## [EXERCISE GOAL]
Give the number of lines in this listing that contain "figure", with no other words.

## START INFORMATION SUPPLIED

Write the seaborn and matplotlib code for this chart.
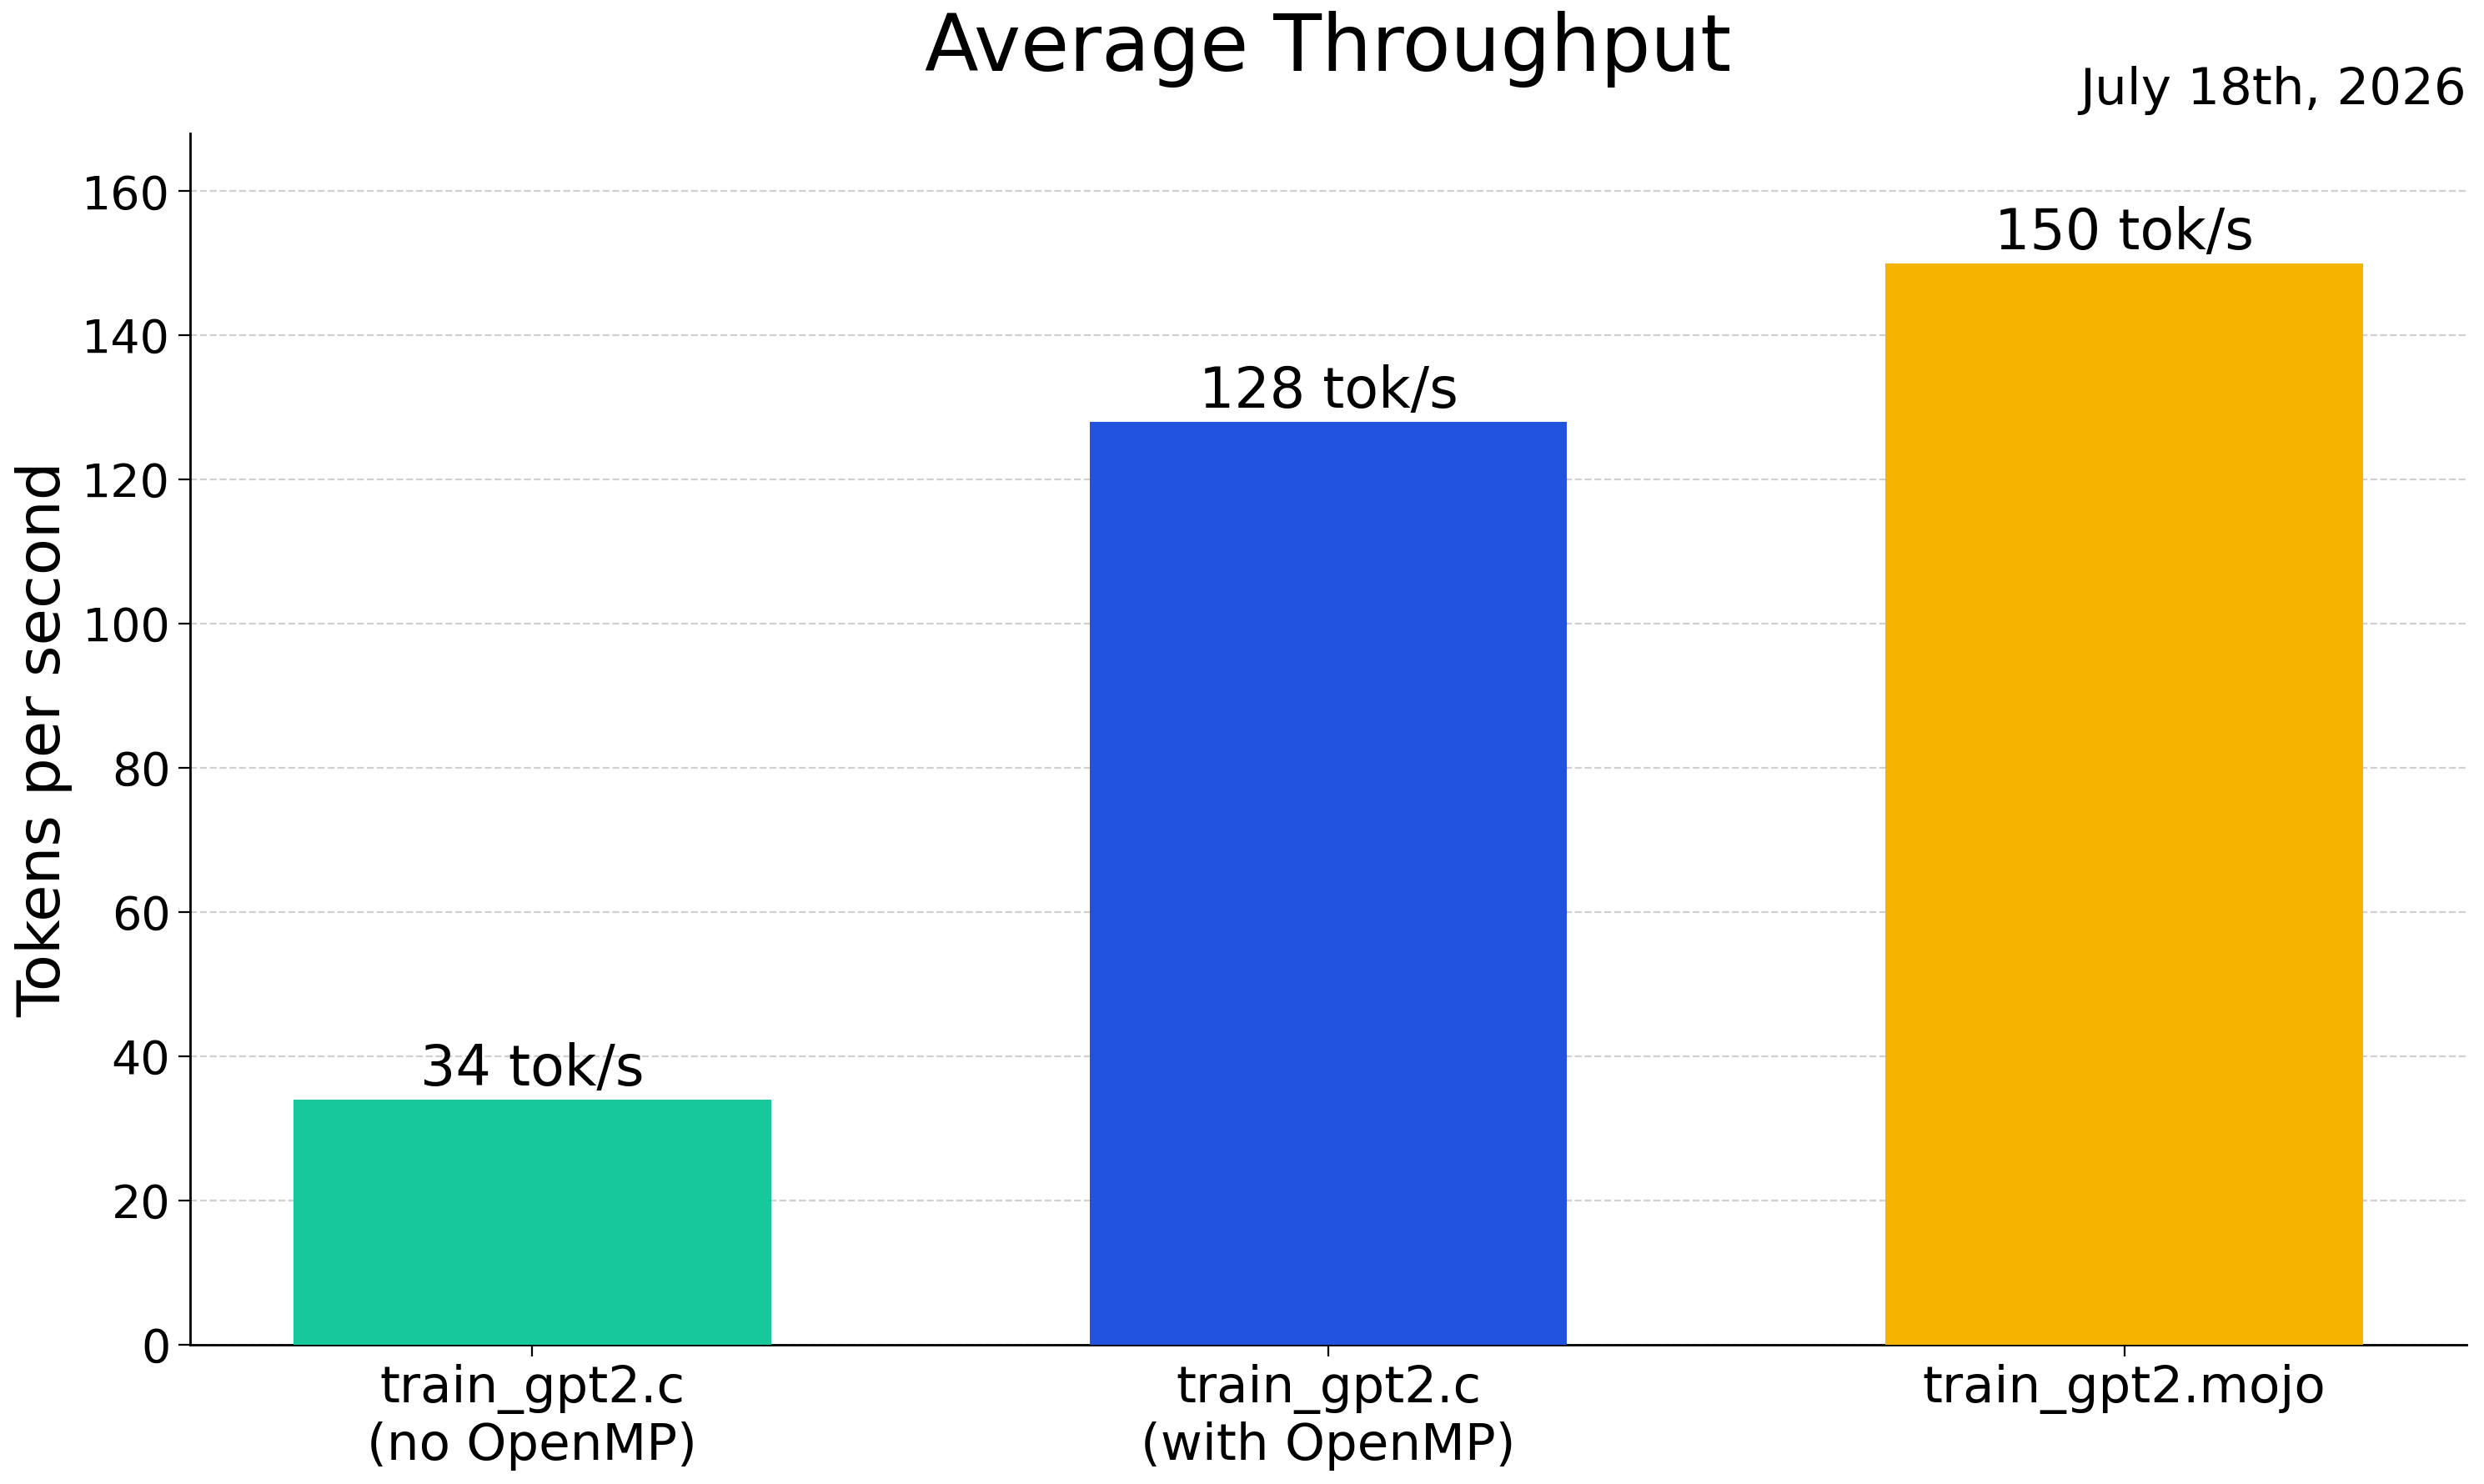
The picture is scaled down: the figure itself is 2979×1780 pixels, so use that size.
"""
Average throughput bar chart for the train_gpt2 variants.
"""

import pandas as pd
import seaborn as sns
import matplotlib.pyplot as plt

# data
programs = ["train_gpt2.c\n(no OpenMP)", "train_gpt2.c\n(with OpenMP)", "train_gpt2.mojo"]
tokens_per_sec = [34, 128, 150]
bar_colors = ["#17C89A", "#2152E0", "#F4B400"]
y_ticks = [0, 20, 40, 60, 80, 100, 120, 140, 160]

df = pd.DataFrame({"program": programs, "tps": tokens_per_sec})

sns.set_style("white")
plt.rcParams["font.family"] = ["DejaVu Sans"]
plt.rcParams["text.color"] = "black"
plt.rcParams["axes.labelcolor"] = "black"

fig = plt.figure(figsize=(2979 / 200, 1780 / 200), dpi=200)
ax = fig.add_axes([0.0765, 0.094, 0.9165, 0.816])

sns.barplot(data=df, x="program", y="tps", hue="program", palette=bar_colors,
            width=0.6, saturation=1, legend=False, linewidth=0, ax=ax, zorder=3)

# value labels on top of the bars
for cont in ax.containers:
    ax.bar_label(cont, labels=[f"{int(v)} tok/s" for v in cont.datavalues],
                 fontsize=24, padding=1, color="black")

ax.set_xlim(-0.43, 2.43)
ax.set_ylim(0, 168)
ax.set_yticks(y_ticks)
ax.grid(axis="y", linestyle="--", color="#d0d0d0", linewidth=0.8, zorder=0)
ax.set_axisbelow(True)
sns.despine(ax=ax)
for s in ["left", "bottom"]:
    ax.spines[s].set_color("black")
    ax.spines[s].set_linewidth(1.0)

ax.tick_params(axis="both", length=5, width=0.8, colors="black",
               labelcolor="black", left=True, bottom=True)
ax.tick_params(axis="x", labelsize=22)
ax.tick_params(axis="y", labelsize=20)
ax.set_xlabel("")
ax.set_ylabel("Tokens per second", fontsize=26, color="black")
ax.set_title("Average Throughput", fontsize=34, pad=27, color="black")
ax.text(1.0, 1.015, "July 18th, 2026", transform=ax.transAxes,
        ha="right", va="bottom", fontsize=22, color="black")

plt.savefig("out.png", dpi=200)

## END INFORMATION SUPPLIED

## [RESPONSE TO THE TASK]
2